Bir çok toplumsal dayatmaların insan üzerinde yarattığı pakolojik baskıdan tutun yalnızlık, doğa sevgisi, aile içi şiddetin çocuklar üzerindeki etkisi vs vs şeyleri uzun uzadıya işlenip sean penn yönetmenliğinde 1992 yılında gerçekten yaşanmış bir olayın 1996 da kitap haline getirildikten sonra 2007 de sinemaya uyarlandığı dünyanın en güzel filmi.
Hayata bakış açısını değiştirebilecek ender filmlerden . Ferrariniz veya milyon dolarlarınız ile satın alamayacağınız şeylerin olduğunun kanıtıdır bazen bir hayvanın doğum anını izlemek bazen bir kelebeğin ölüm anını görmek kendinizi ve doğayı keşfetmek .
Eğer bu filmi izlemediyseniz hayatınızda gerçekten büyük bir boşluk var demektir . Sistemin birer parçası olmak mı yoksa kendin olmak mı ? ...
unutulmaz, alışılmışın dışında konusu olan film. gerçek hayattan esinilmesi de daha ilginç kılıyor filmi. gerçekten izlenmeli..
az önce bitti etkisinden ne zaman çıkarım bilmiyorum.
Sanıldığının aksine verdiği kaçıp gitme, şehirden uzaklaşma hissi pek de kısa sürmeyen filmdir. Bu film benim dönüm noktam olmuştur adeta. Bundan 4 yıl evvel interneti, cep telefonunu tek seferde bırakan kuzenime anlam verememiş ve asla yapamam diyen ben, bu film ve beraberinde yaşadıklarımla artık ciddi ciddi interneti, akıllı telefonu bırakıp klasi bir cep telefonu ile bir köyde yaşamak istiyorum. Belki filmdeki genç kadar büyük bir cesaret seğil benimki ama kendi hayatım için ciddi bir şey. Çünkü sıkıldım. Daha düne kadar en yen telefon modellerine ağzım sulanarak bakarken, filmdeki ailenin araba hediye etme teklifi sahnesinî izlediğimden beridir kullandığım ile fazla gelmeye başladı. Yetinmeye başladım. Üstüne de. internet de beni çok yormaya, sanal ve reelde ettiğim muhabbetler beynimi fazla yormaya başladığı için bırakmak ve kaçıp gitmek istiyorum. Kendime dönmek istiyorum, köklerime, toprağa, köye dönmek istiyorum. Hiçbir şey yapamasam bile interneti kapatmak, eski model bir telefonla yaşamak istiyorum. Dinlenmek istiyorum. Eğer bu bir psikolojik bunalım vs ise de psikolog yazarları innoxuma bekliyorum.

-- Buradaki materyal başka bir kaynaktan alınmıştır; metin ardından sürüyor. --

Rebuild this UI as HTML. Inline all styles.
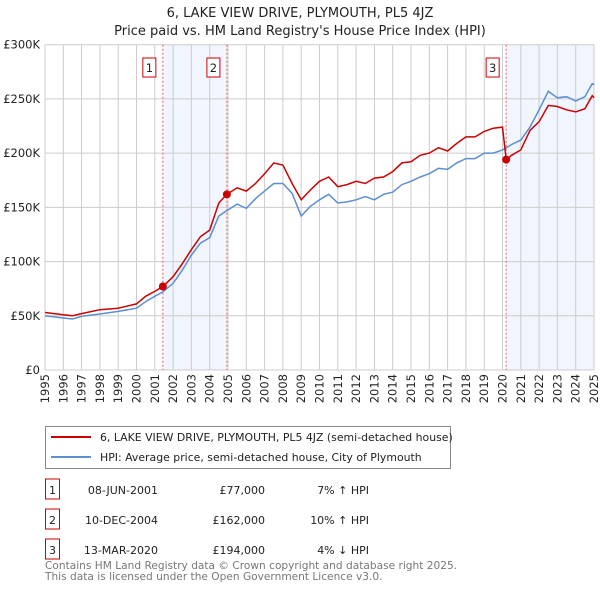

hala filmi sadece yabana gitmek sanan mallar var. film tamamen modernizimin insanlara kurduğu tuzaktan, monotonluktan, modern kölelikten kurtulmayı uzaklaşmayı da anlatmaktadır.
her kötü geçen günün ardından açıp izlerken uyuduğum filmdir.Biir gün bunların mutlaka biteceğine buralardan çekip gidebilmek adına cesaret toplamama neden olan filmdir.
çok film izlerim, çok filmden de etkilenirim, kısa sürer genelde. fakat bu filmde öyle olmadı, hayatım değişti. üniversitede çoğu yeri otostopla gezdim ben bu film sayesinde. tamam belki bi alaskaya gidemedim ama bütün karadenizi, izmiri, ayvalık'ı, erzurum'u, ufacık bayburt' u ben otostopla gezdim, her yaz da yaparım bunu. bana özgürlük nedir diye sorarsanız '' otostopla bindiğin kamyonun kasasında gökyüzüne uzanmış eddie vedder dinlemektir'' derim, ki yaptım onu da. alaska olmasa da gücümün yettiğince ömür boyu çok yere gidicem ben bu film sayesinde, sağol alexander supertramp, saol christopher mc candless, saol sean penn, saol eddie vedder.